The motor coughed and sputtered, declaring its protest with a cloud of blue smoke and a silent refusal to start.
Funnily enough, I've had a discussion in the middle of the mountain road last month with a dude that was repairing the asphalt holes on his own because the town hall wouldn't do it. In the middle of the thing the motor had stopped working so he was trying to start the motor on what is effectively a handheld asphalt press. He was very kind to this lost tourist for someone stuck in the middle of nowhere with a at least 200kg of dead machinery. While giving me much needed directions to wherever I was supposed to drop my tent, he kept trying to start the motor to absolutely no effect. The chord zipped, the beat of the piston rose, he was hopeful but no luck. Every time the beat died down pathetically and he looked at me sadly as he went on a tangent about the young people leaving this country for work and buses that only come once a week.
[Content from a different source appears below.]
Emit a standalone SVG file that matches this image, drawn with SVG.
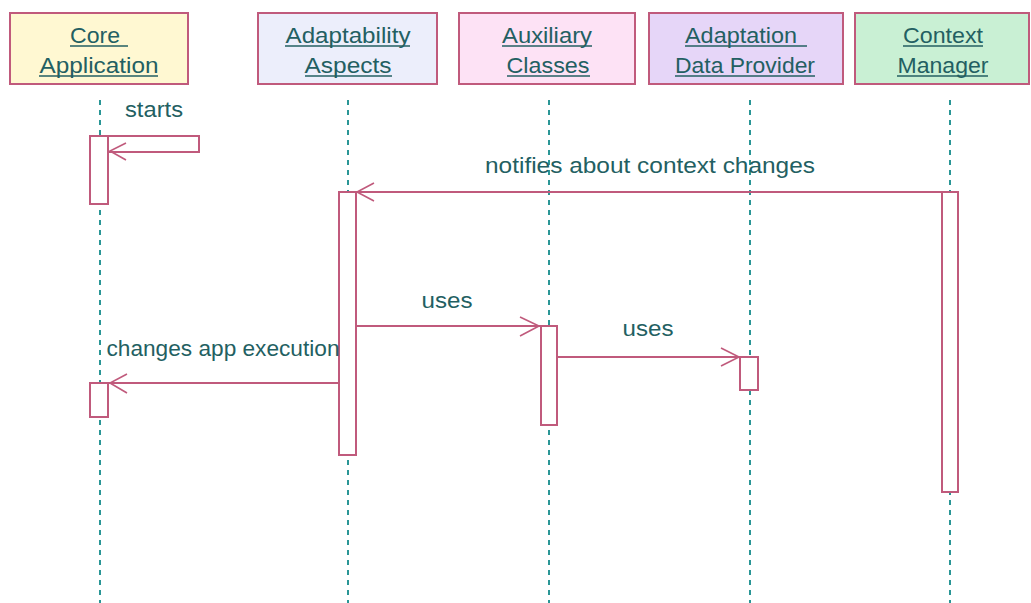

I left them there after a while to get to my campsite before they closed admissions. The old man, his pick up truck, his machine that went Tuh-tuh-tuh on the road riddled with half filled potholes. OK I might have had too much fun with that one The scene is real btw. It was a very weird but enjoyable interaction.
"The whine of the rope as it unreeled from the pulley rose in pitch, morbidly coordinated with the sputtering of the single piston rattling in its cylinder and the slap of the valves slamming shut deep in the heart of the lifeless engine."
Like a man suddenly awoken from a deathlike stupor, the motor gasped a raspy, sputtering breath. The hope in your heart flickers when you hear it, until you realize it was no living breath, but the breath of a dead man after all.
This. Keep it simple. Your reader only needs to know it failed to start. They’re honestly not interested in reading a lengthy paragraph describing the sound. Well, this reader wouldn’t be, put it that way.
I pulled the cord, and pulled again. Pulled till my shoulder ached. The motor, it chuffed, it burbled, it gurgled..it refused to fire up. My beloved lawnmower had lost its purr.
Try some variant of popple. "When he yanked to rope, the engine poppled a couple of seconds and fell silent." Cough and pop are also onomatopoetic.